If you're currently using a competitor or a manual process and considering a switch, keep the transition simple. Start by identifying your three to five most-used document types. Rebuild those as templates in your new platform. Send a few test contracts to yourself and a trusted colleague. Once you're comfortable, start routing all new contracts through the new system while keeping your old platform active for any documents still in progress. Most businesses complete the transition in under a week.

The key is not to overthink it. You don't need to migrate years of old signed documents into the new platform on day one. Focus on making your forward-looking workflow clean and efficient. You can always pull old documents from your previous provider's archive if needed.

Are electronic signatures legally binding?

Yes. Electronic signatures are legally binding in the United States under the ESIGN Act, across the European Union under eIDAS, and in most other major jurisdictions worldwide. The key requirement is that the signing platform captures sufficient evidence of the signer's identity, intent, and the integrity of the document. A well-built e-signature SaaS handles all of this automatically through audit trails, timestamps, and tamper-evident certificates.

How much does e-signature SaaS typically cost?

Pricing varies significantly. Enterprise platforms like DocuSign start around $25 to $45 per user per month with envelope limits. Newer platforms offer flat-rate plans starting between $10 and $20 per month with unlimited signatures. The best approach is to calculate your expected monthly volume and compare total costs, not just the base subscription price.

Do signers need to create an account to sign?

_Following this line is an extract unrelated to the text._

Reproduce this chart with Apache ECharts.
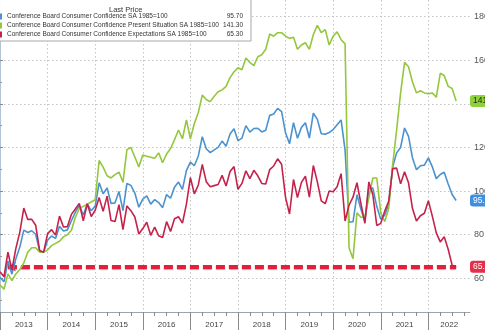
<!DOCTYPE html>
<html>
<head>
<meta charset="utf-8">
<script src="https://cdn.jsdelivr.net/npm/echarts@6/dist/echarts.min.js"></script>
<style>
  html, body { margin: 0; padding: 0; background: #fff; }
  #chart { width: 485px; height: 330px; }
</style>
</head>
<body>
<div id="chart"></div>
<script>
// Monthly readings, Dec 2012 .. Jul 2022 (index 0 = Dec 2012, plotted at month end)
const firstYear = 2012, firstMonth = 12;

const seriesNames = [
  'Conference Board Consumer Confidence SA 1985=100',
  'Conference Board Consumer Confidence Present Situation SA 1985=100',
  'Conference Board Consumer Confidence Expectations SA 1985=100'
];

const confidence = [
  60.5,
  58.4, 68.0, 61.9, 69.0, 74.3, 82.1, 81.0, 81.8, 80.2, 72.4, 72.0, 77.5,
  79.4, 78.3, 83.9, 81.7, 82.2, 86.4, 90.3, 93.4, 89.0, 94.1, 91.0, 93.1,
  103.8, 98.8, 101.4, 94.3, 94.6, 99.8, 91.0, 103.5, 102.6, 99.1, 92.6, 96.3,
  97.8, 94.0, 96.1, 94.7, 92.4, 98.4, 96.7, 101.8, 104.1, 100.8, 109.4, 113.3,
  111.6, 116.1, 124.9, 119.4, 117.6, 118.9, 120.0, 122.9, 120.6, 126.2, 128.6, 123.1,
  124.3, 130.0, 127.0, 128.7, 128.8, 127.1, 127.9, 134.7, 135.3, 137.9, 136.4, 126.6,
  121.7, 131.4, 124.2, 129.2, 131.3, 124.3, 135.7, 133.0, 126.3, 126.1, 126.8, 128.2,
  130.4, 132.6, 118.8, 85.7, 85.9, 98.3, 91.7, 86.3, 101.3, 101.4, 92.9, 87.1,
  88.9, 94.0, 111.0, 117.5, 120.0, 128.9, 125.1, 115.2, 109.8, 111.6, 111.9, 115.2,
  111.1, 105.7, 107.6, 108.6, 103.2, 98.4, 95.7
];

const presentSituation = [
  57,
  55, 62, 59, 62, 64, 67, 72, 74, 74, 72, 72, 73,
  75, 76, 77, 79, 80, 82, 88, 92, 93, 94, 95, 96,
  114, 111, 107, 106, 107.5, 108.7, 104, 119, 120, 115.6, 111, 116.5,
  116, 115.5, 115, 117.5, 113, 117, 119.5, 123.5, 128, 124, 132.6, 124,
  131, 136, 144, 142, 141, 143.5, 145.5, 146.4, 148, 152, 154.7, 156.5,
  155.6, 161, 159, 157.5, 161.6, 162.5, 165, 172, 171, 172.6, 172.6, 171,
  170, 170.5, 165, 167, 168, 165, 171.7, 176, 172.6, 174, 167, 171,
  173, 169.4, 167.5, 74, 69, 90, 88, 88, 97, 106, 106, 90,
  86, 92, 112, 128, 145, 159, 157, 150, 145, 146, 145, 144.6,
  145, 143, 154, 153, 148, 147, 141.3
];

const expectations = [
  63,
  60.7, 72.0, 63.8, 73.7, 81.2, 92.2, 87.0, 87.0, 84.3, 72.7, 72.0, 80.5,
  82.3, 79.8, 88.5, 83.5, 83.7, 89.3, 91.8, 94.3, 86.3, 94.2, 88.3, 91.2,
  97.0, 90.7, 97.7, 86.5, 86.0, 93.8, 82.3, 93.2, 91.0, 88.1, 80.3, 82.8,
  85.7, 79.7, 83.5, 79.5, 78.7, 86.0, 81.5, 87.3, 88.2, 85.3, 94.0, 106.2,
  98.7, 102.8, 112.2, 104.3, 102.0, 102.5, 103.0, 107.2, 102.3, 109.0, 111.2, 100.8,
  103.5, 109.3, 105.7, 109.5, 107.0, 103.5, 103.2, 109.8, 111.5, 114.8, 112.3, 97.0,
  89.5, 105.3, 97.0, 104.0, 106.8, 97.2, 111.7, 104.3, 95.5, 94.2, 100.0, 99.7,
  102.0, 108.0, 86.3, 93.5, 97.2, 103.8, 94.2, 85.2, 104.2, 98.3, 84.2, 85.2,
  90.8, 95.3, 110.3, 110.5, 103.3, 108.8, 103.8, 92.0, 86.3, 88.7, 89.8, 95.6,
  88.5, 80.8, 76.7, 79.0, 73.3, 66.0, 65.3
];

const yearLabels = ['2013', '2014', '2015', '2016', '2017', '2018', '2019', '2020', '2021', '2022'];
const valueTicks = [60, 80, 100, 120, 140, 160, 180];
const valueMinorTicks = [50, 70, 90, 110, 130, 150, 170];

// Expectations reference level and the month where the dashed marker begins
const refLevel = 65.3;
const refStart = '2013-02';

// ---- axis geometry in months counted from 1 Jan 2013 ----
const xMin = 0, xMax = 118.5;
const monthKeys = confidence.map((_, i) => {
  const m = firstMonth - 1 + i;
  return (firstYear + Math.floor(m / 12)) + '-' + String((m % 12) + 1).padStart(2, '0');
});
const pos = i => i;                       // month-end position of reading i
const pairs = arr => arr.map((v, i) => [pos(i), v]);

const yearStarts = yearLabels.map((_, k) => k * 12);
const yearCentres = yearLabels.map((_, k) => (k * 12 + Math.min(k * 12 + 12, xMax)) / 2);
const quarterTicks = [];
for (let q = 3; q < xMax; q += 3) if (q % 12 !== 0) quarterTicks.push(q);

const colors = ['#4b92cf', '#94c73d', '#c5224b'];
const tagColors = ['#3f8ee0', '#8fd13c', '#e2304c'];
const tagText = ['#ffffff', '#1d2a10', '#ffffff'];
const font = 'Liberation Sans, Arial, sans-serif';

const lastVals = [confidence, presentSituation, expectations].map(a => a[a.length - 1]);
const legendVals = {};
seriesNames.forEach((n, k) => { legendVals[n] = lastVals[k].toFixed(2); });

function makeSeries(k, arr) {
  return {
    name: seriesNames[k],
    type: 'line',
    data: pairs(arr),
    showSymbol: false,
    symbol: 'none',
    lineStyle: { width: 1.6, color: colors[k] },
    itemStyle: { color: colors[k] },
    z: 3 + k,
    markPoint: {
      silent: true,
      symbol: 'rect',
      symbolSize: 0,
      data: [{ coord: [xMax, lastVals[k]], value: lastVals[k] }],
      label: {
        show: true,
        position: 'right',
        distance: 0,
        formatter: () => lastVals[k].toFixed(2),
        backgroundColor: tagColors[k],
        color: tagText[k],
        fontFamily: font,
        fontSize: 8.5,
        lineHeight: 11,
        padding: [1, 3, 0, 3],
        borderRadius: 3
      },
      z: 10
    }
  };
}

const series = [
  makeSeries(0, confidence),
  makeSeries(1, presentSituation),
  makeSeries(2, expectations)
];
const refIdx = monthKeys.indexOf(refStart);
series[2].markLine = {
  silent: true,
  symbol: ['arrow', 'none'],
  symbolSize: [7, 8],
  label: { show: false },
  lineStyle: {
    color: '#e2203e', width: 4, type: [9, 4],
    shadowColor: 'rgba(90,0,10,0.35)', shadowBlur: 1, shadowOffsetY: 1
  },
  data: [[
    { coord: [pos(refIdx), refLevel] },
    { coord: [pos(monthKeys.length - 1), refLevel] }
  ]],
  z: 2
};

const chart = echarts.init(document.getElementById('chart'), null, { renderer: 'canvas' });
chart.setOption({
  animation: false,
  backgroundColor: '#ffffff',
  textStyle: { fontFamily: font },
  title: {
    text: 'Last Price',
    left: 104, top: 1,
    z: 10,
    textStyle: { fontFamily: font, fontSize: 7.5, fontWeight: 'normal', color: '#333' }
  },
  legend: {
    data: seriesNames,
    orient: 'vertical',
    left: -1, top: -1,
    padding: [14, 8, 3, 0],
    itemGap: 2,
    itemWidth: 3,
    itemHeight: 6,
    icon: 'rect',
    selectedMode: false,
    backgroundColor: 'rgba(255,255,255,0.96)',
    borderColor: '#a8a8a8',
    borderWidth: 1,
    z: 8,
    formatter: name => '{n|' + name + '}{v|' + legendVals[name] + '}',
    textStyle: {
      fontFamily: font, fontSize: 6.5, color: '#333', lineHeight: 7,
      rich: {
        n: { width: 214, fontSize: 6.5, lineHeight: 7, fontFamily: font, color: '#333' },
        v: { width: 22, align: 'right', fontSize: 6.5, lineHeight: 7, fontFamily: font, color: '#333' }
      }
    }
  },
  grid: { left: 0, right: 15, top: 0, bottom: 18, containLabel: false, outerBoundsMode: 'none' },
  xAxis: [
    {
      type: 'value', min: xMin, max: xMax, position: 'bottom',
      axisLine: { show: true, lineStyle: { color: '#9aa4ad', width: 1 } },
      axisTick: { show: true, customValues: yearStarts, length: 18, lineStyle: { color: '#8a8a8a' } },
      axisLabel: {
        customValues: yearCentres,
        formatter: v => yearLabels[Math.round((v - 6) / 12)],
        fontSize: 8, color: '#444', margin: 9, fontFamily: font
      },
      splitLine: { show: true, lineStyle: { color: '#c4c4c4', type: [1.5, 2.5], width: 1 } }
    },
    {
      type: 'value', min: xMin, max: xMax, position: 'bottom',
      axisLine: { show: false },
      axisTick: { show: true, customValues: quarterTicks, length: 4, lineStyle: { color: '#8a8a8a' } },
      axisLabel: { show: false },
      splitLine: { show: false }
    }
  ],
  yAxis: [
    {
      type: 'value', position: 'right', min: 44.55, max: 187.6,
      axisLine: { show: true, lineStyle: { color: '#b4c4d4' } },
      axisTick: { show: true, customValues: valueTicks, length: 3, lineStyle: { color: '#888' } },
      axisLabel: { customValues: valueTicks, fontSize: 9, color: '#555', margin: 4, fontFamily: font },
      splitLine: { show: true, lineStyle: { color: '#c4c4c4', type: [1.5, 2.5], width: 1 } }
    },
    {
      type: 'value', position: 'right', min: 44.55, max: 187.6,
      axisLine: { show: false },
      axisTick: { show: true, customValues: valueMinorTicks, length: 2, lineStyle: { color: '#999' } },
      axisLabel: { show: false },
      splitLine: { show: false }
    }
  ],
  series: series
});
</script>
</body>
</html>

It depends on the platform. Some legacy tools require signers to create free accounts, which adds friction and slows down the process. Modern platforms like Zignt let signers complete the entire process through a simple link with no registration, downloads, or account creation required.

Can I use e-signature SaaS for multi-party contracts?

Yes. Most e-signature platforms support multi-party signing with the ability to define signing order (sequential or parallel). The platform sends notifications to each signer in turn, and once all parties have signed, the finalized document is automatically delivered to everyone involved.

Choosing the right e-signature SaaS platform isn't about picking the one with the longest feature list. It's about finding the tool that fits naturally into how you already work, keeps your costs predictable, and makes the signing experience effortless for the people on the other end. Get those three things right, and you'll wonder why you waited so long to make the switch.